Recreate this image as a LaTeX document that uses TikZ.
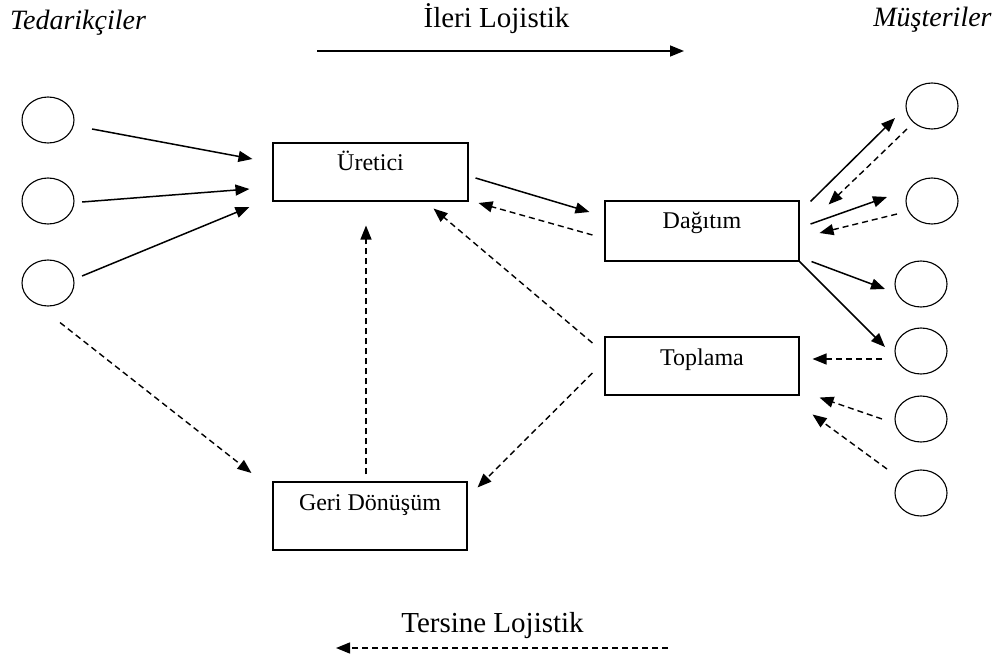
\documentclass[tikz,border=0pt]{standalone}
\usepackage{fontspec}
\setmainfont{Liberation Serif}
\usetikzlibrary{arrows.meta,shapes.geometric,calc}
\begin{document}
\begin{tikzpicture}[x=1pt,y=-1pt,
  circ/.style={draw,ellipse,minimum width=52pt,minimum height=46pt,inner sep=0pt,line width=1.1pt},
  box/.style={draw,rectangle,line width=1.1pt,inner sep=0pt,font=\fontsize{24}{27}\selectfont,text height=17pt},
  fw/.style={line width=1.5pt,-{Triangle[length=14pt,width=11pt]}},
  bw/.style={line width=1.4pt,dash pattern=on 6pt off 4pt,-{Triangle[length=14pt,width=11pt]}},
  head/.style={font=\fontsize{29}{32}\selectfont,anchor=base,inner sep=0pt},
  headi/.style={anchor=base,inner sep=0pt,font=\fontsize{28}{32}\selectfont\itshape}]
\useasboundingbox (0,0) rectangle (998,655);
% headings
\node[headi] (ted) at (78,30) {Tedarikçiler};
\node[headi] (mus) at (932.5,27) {Müşteriler};
\node[head] (ileri) at (496.5,28) {İleri Lojistik};
\node[head] (tersine) at (492.5,632) {Tersine Lojistik};
\coordinate (fa) at (317,51);
\coordinate (fb) at (684,51);
\draw[fw] (fa) -- (fb);
\coordinate (ra) at (668,648);
\coordinate (rb) at (336,648);
\draw[bw] (ra) -- (rb);
% suppliers
\node[circ] (s1) at (48,120) {};
\node[circ] (s2) at (48,201) {};
\node[circ] (s3) at (48,283) {};
% customers
\node[circ] (c1) at (932,106) {};
\node[circ] (c2) at (932,201) {};
\node[circ] (c3) at (921,284) {};
\node[circ] (c4) at (921,351) {};
\node[circ] (c5) at (921,419) {};
\node[circ] (c6) at (921,493) {};
% boxes
\node[box,minimum width=195pt,minimum height=58pt,text depth=19.6pt] (u) at (370.5,172) {Üretici};
\node[box,minimum width=194pt,minimum height=60pt,text depth=21pt] (d) at (702,231) {Dağıtım};
\node[box,minimum width=194pt,minimum height=58pt,text depth=19pt] (t) at (702,366) {Toplama};
\node[box,minimum width=194pt,minimum height=68pt,text depth=27.6pt] (g) at (370,516) {Geri Dönüşüm};
% supplier arrows
\draw[fw] ($(s1.east)+(17.5,9)$) -- ($(u.west)+(-20,-13)$);
\draw[fw] ($(s2.east)+(7.5,1)$) -- ($(u.west)+(-23,17)$);
\draw[fw] ($(s3.east)+(7.5,-7)$) -- ($(u.west)+(-23,35)$);
\draw[bw] ($(s3.south)+(12,16)$) -- ($(g.west)+(-21,-43)$);
% middle
\draw[fw] ($(u.east)+(7,6)$) -- ($(d.west)+(-15,-19)$);
\draw[bw] ($(d.west)+(-12,4)$) -- ($(u.east)+(10,31)$);
\draw[bw] ($(t.west)+(-12,-23)$) -- ($(u.south east)+(-35,7)$);
\draw[bw] ($(t.west)+(-12,7)$) -- ($(g.north east)+(10,6)$);
\draw[bw] ($(g.north)+(-4,-7)$) -- ($(u.south)+(-4.5,24)$);
% customers
\draw[fw] ($(d.north east)+(11,1)$) -- ($(c1.center)+(-37,12)$);
\draw[bw] ($(c1.center)+(-25,23)$) -- ($(d.north east)+(29,4)$);
\draw[fw] ($(d.east)+(11,-7)$) -- ($(c2.center)+(-45,-4)$);
\draw[bw] ($(c2.center)+(-35,13)$) -- ($(d.east)+(20,2)$);
\draw[fw] ($(d.south east)+(12,0)$) -- ($(c3.center)+(-36,5)$);
\draw[fw] (d.south east) -- ($(c4.center)+(-36,-4)$);
\draw[bw] ($(c4.center)+(-39,8)$) -- ($(t.east)+(13,-7)$);
\draw[bw] ($(c5.center)+(-39,0)$) -- ($(t.south east)+(20,2)$);
\draw[bw] ($(c6.center)+(-34,-24)$) -- ($(t.south east)+(13,19)$);
\end{tikzpicture}
\end{document}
══════
**SHORT PROBLEM**. Reproduce each line exactly, please, except for any pictures.

**FINISHED ANSWER**.
Recreate this image as a LaTeX document that uses TikZ.
\documentclass[tikz,border=0pt]{standalone}
\usepackage{fontspec}
\setmainfont{Liberation Serif}
\usetikzlibrary{arrows.meta,shapes.geometric,calc}
\begin{document}
\begin{tikzpicture}[x=1pt,y=-1pt,
  circ/.style={draw,ellipse,minimum width=52pt,minimum height=46pt,inner sep=0pt,line width=1.1pt},
  box/.style={draw,rectangle,line width=1.1pt,inner sep=0pt,font=\fontsize{24}{27}\selectfont,text height=17pt},
  fw/.style={line width=1.5pt,-{Triangle[length=14pt,width=11pt]}},
  bw/.style={line width=1.4pt,dash pattern=on 6pt off 4pt,-{Triangle[length=14pt,width=11pt]}},
  head/.style={font=\fontsize{29}{32}\selectfont,anchor=base,inner sep=0pt},
  headi/.style={anchor=base,inner sep=0pt,font=\fontsize{28}{32}\selectfont\itshape}]
\useasboundingbox (0,0) rectangle (998,655);
% headings
\node[headi] (ted) at (78,30) {Tedarikçiler};
\node[headi] (mus) at (932.5,27) {Müşteriler};
\node[head] (ileri) at (496.5,28) {İleri Lojistik};
\node[head] (tersine) at (492.5,632) {Tersine Lojistik};
\coordinate (fa) at (317,51);
\coordinate (fb) at (684,51);
\draw[fw] (fa) -- (fb);
\coordinate (ra) at (668,648);
\coordinate (rb) at (336,648);
\draw[bw] (ra) -- (rb);
% suppliers
\node[circ] (s1) at (48,120) {};
\node[circ] (s2) at (48,201) {};
\node[circ] (s3) at (48,283) {};
% customers
\node[circ] (c1) at (932,106) {};
\node[circ] (c2) at (932,201) {};
\node[circ] (c3) at (921,284) {};
\node[circ] (c4) at (921,351) {};
\node[circ] (c5) at (921,419) {};
\node[circ] (c6) at (921,493) {};
% boxes
\node[box,minimum width=195pt,minimum height=58pt,text depth=19.6pt] (u) at (370.5,172) {Üretici};
\node[box,minimum width=194pt,minimum height=60pt,text depth=21pt] (d) at (702,231) {Dağıtım};
\node[box,minimum width=194pt,minimum height=58pt,text depth=19pt] (t) at (702,366) {Toplama};
\node[box,minimum width=194pt,minimum height=68pt,text depth=27.6pt] (g) at (370,516) {Geri Dönüşüm};
% supplier arrows
\draw[fw] ($(s1.east)+(17.5,9)$) -- ($(u.west)+(-20,-13)$);
\draw[fw] ($(s2.east)+(7.5,1)$) -- ($(u.west)+(-23,17)$);
\draw[fw] ($(s3.east)+(7.5,-7)$) -- ($(u.west)+(-23,35)$);
\draw[bw] ($(s3.south)+(12,16)$) -- ($(g.west)+(-21,-43)$);
% middle
\draw[fw] ($(u.east)+(7,6)$) -- ($(d.west)+(-15,-19)$);
\draw[bw] ($(d.west)+(-12,4)$) -- ($(u.east)+(10,31)$);
\draw[bw] ($(t.west)+(-12,-23)$) -- ($(u.south east)+(-35,7)$);
\draw[bw] ($(t.west)+(-12,7)$) -- ($(g.north east)+(10,6)$);
\draw[bw] ($(g.north)+(-4,-7)$) -- ($(u.south)+(-4.5,24)$);
% customers
\draw[fw] ($(d.north east)+(11,1)$) -- ($(c1.center)+(-37,12)$);
\draw[bw] ($(c1.center)+(-25,23)$) -- ($(d.north east)+(29,4)$);
\draw[fw] ($(d.east)+(11,-7)$) -- ($(c2.center)+(-45,-4)$);
\draw[bw] ($(c2.center)+(-35,13)$) -- ($(d.east)+(20,2)$);
\draw[fw] ($(d.south east)+(12,0)$) -- ($(c3.center)+(-36,5)$);
\draw[fw] (d.south east) -- ($(c4.center)+(-36,-4)$);
\draw[bw] ($(c4.center)+(-39,8)$) -- ($(t.east)+(13,-7)$);
\draw[bw] ($(c5.center)+(-39,0)$) -- ($(t.south east)+(20,2)$);
\draw[bw] ($(c6.center)+(-34,-24)$) -- ($(t.south east)+(13,19)$);
\end{tikzpicture}
\end{document}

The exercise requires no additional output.